───── SUPPLIED DATA
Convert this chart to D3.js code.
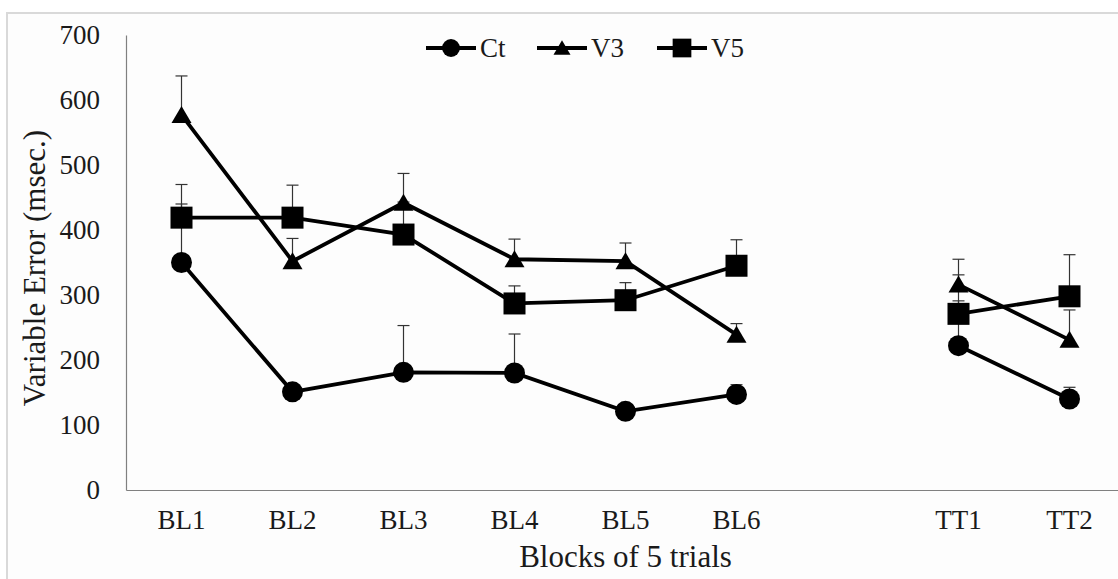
<!DOCTYPE html>
<html>
<head>
<meta charset="utf-8">
<script src="https://cdn.jsdelivr.net/npm/d3@7"></script>
<style>
  body { margin: 0; background: #fff; }
  svg { display: block; font-family: "Liberation Serif", "Times New Roman", serif; }
</style>
</head>
<body>
<div id="chart"></div>
<script>
// blocks, with one empty slot between BL6 and TT1
const categories = ["BL1", "BL2", "BL3", "BL4", "BL5", "BL6", "", "TT1", "TT2"];
const yTicks = [0, 100, 200, 300, 400, 500, 600, 700];

const ctValues = [350, 151, 181, 180, 121, 147, null, 222, 140];
const ctErrors = [90, 8, 72, 60, 5, 15, null, 109, 18];
const v3Values = [577, 352, 442, 355, 352, 239, null, 316, 231];
const v3Errors = [60, 35, 45, 31, 28, 17, null, 39, 46];
const v5Values = [419, 419, 393, 287, 292, 345, null, 271, 298];
const v5Errors = [51, 50, 50, 27, 27, 40, null, 20, 64];

const seriesNames = ["Ct", "V3", "V5"];

(function() {
  const W = 1118, H = 579;
  const left = 126, top = 35, bottom = 490;

  const svg = d3.select("#chart").append("svg")
    .attr("width", W)
    .attr("height", H);

  // light frame around chart area
  svg.append("rect")
    .attr("x", 7).attr("y", 13)
    .attr("width", W + 20).attr("height", H + 20)
    .attr("fill", "#fdfdfd")
    .attr("stroke", "#d9d9d9")
    .attr("stroke-width", 2);

  const x = d3.scaleBand()
    .domain(categories)
    .range([left, left + 111 * categories.length])
    .padding(0);

  const y = d3.scaleLinear()
    .domain([0, 700])
    .range([bottom, top]);

  const cx = c => x(c) + x.bandwidth() / 2;

  // axes
  const yAxis = svg.append("g")
    .attr("transform", `translate(${left},0)`)
    .call(d3.axisLeft(y).tickValues(yTicks).tickSize(0).tickPadding(26));
  yAxis.select(".domain").attr("stroke", "#808080").attr("stroke-width", 1.2);
  yAxis.selectAll("text")
    .attr("font-size", 27)
    .attr("fill", "#1a1a1a")
    .attr("font-family", "Liberation Serif");

  const xAxis = svg.append("g")
    .attr("transform", `translate(0,${bottom})`)
    .call(d3.axisBottom(x).tickSize(0).tickPadding(20));
  xAxis.select(".domain").attr("stroke", "#808080").attr("stroke-width", 1.2);
  xAxis.selectAll("text")
    .attr("font-size", 27)
    .attr("fill", "#1a1a1a")
    .attr("font-family", "Liberation Serif");

  svg.append("text")
    .attr("x", (left + x.range()[1]) / 2).attr("y", 567)
    .attr("text-anchor", "middle")
    .attr("font-size", 31)
    .attr("fill", "#1a1a1a")
    .text("Blocks of 5 trials");

  svg.append("text")
    .attr("transform", "translate(45,268) rotate(-90)")
    .attr("text-anchor", "middle")
    .attr("font-size", 31)
    .attr("fill", "#1a1a1a")
    .text("Variable Error (msec.)");

  const series = [
    {name: "Ct", values: ctValues, errors: ctErrors, shape: "circle"},
    {name: "V3", values: v3Values, errors: v3Errors, shape: "triangle"},
    {name: "V5", values: v5Values, errors: v5Errors, shape: "square"}
  ];

  const drawMarker = function(g, shape, s) {
    if (shape === "circle") {
      g.append("circle").attr("r", 10.5 * s).attr("fill", "#000");
    } else if (shape === "square") {
      g.append("rect")
        .attr("x", -11 * s).attr("y", -11 * s)
        .attr("width", 22 * s).attr("height", 22 * s)
        .attr("fill", "#000");
    } else {
      g.append("path")
        .attr("d", `M0,${-9 * s}L${10 * s},${8 * s}L${-10 * s},${8 * s}Z`)
        .attr("fill", "#000");
    }
  };

  // error bars (upward only)
  series.forEach(sr => {
    const pts = categories.map((c, i) => ({c, v: sr.values[i], e: sr.errors[i]}))
      .filter(d => d.v != null);
    const eg = svg.append("g").attr("stroke", "#333").attr("stroke-width", 1.2);
    pts.forEach(d => {
      eg.append("line")
        .attr("x1", cx(d.c)).attr("x2", cx(d.c))
        .attr("y1", y(d.v)).attr("y2", y(d.v + d.e));
      eg.append("line")
        .attr("x1", cx(d.c) - 6).attr("x2", cx(d.c) + 6)
        .attr("y1", y(d.v + d.e)).attr("y2", y(d.v + d.e));
    });
  });

  // lines and markers
  series.forEach(sr => {
    const pts = categories.map((c, i) => ({c, v: sr.values[i]}));
    const line = d3.line()
      .defined(d => d.v != null)
      .x(d => cx(d.c))
      .y(d => y(d.v));
    svg.append("path")
      .datum(pts)
      .attr("fill", "none")
      .attr("stroke", "#000")
      .attr("stroke-width", 3.8)
      .attr("d", line);

    pts.filter(d => d.v != null).forEach(d => {
      const g = svg.append("g").attr("transform", `translate(${cx(d.c)},${y(d.v)})`);
      drawMarker(g, sr.shape, 1);
    });
  });

  // legend
  const legendX = [426, 537, 657];
  series.forEach((sr, i) => {
    const lg = svg.append("g").attr("transform", `translate(${legendX[i]},48)`);
    lg.append("line")
      .attr("x1", 0).attr("x2", 50)
      .attr("stroke", "#000").attr("stroke-width", 3.8);
    const m = lg.append("g").attr("transform", "translate(25,0)");
    drawMarker(m, sr.shape, 0.85);
    lg.append("text")
      .attr("x", 54).attr("y", 9)
      .attr("font-size", 27)
      .attr("fill", "#1a1a1a")
      .text(seriesNames[i]);
  });
})();
</script>
</body>
</html>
──────────
§ **TASK DETAILS**
Answer with one number only: how many lines above contain the word "chart".

§ **COMPLETE RESPONSE**
4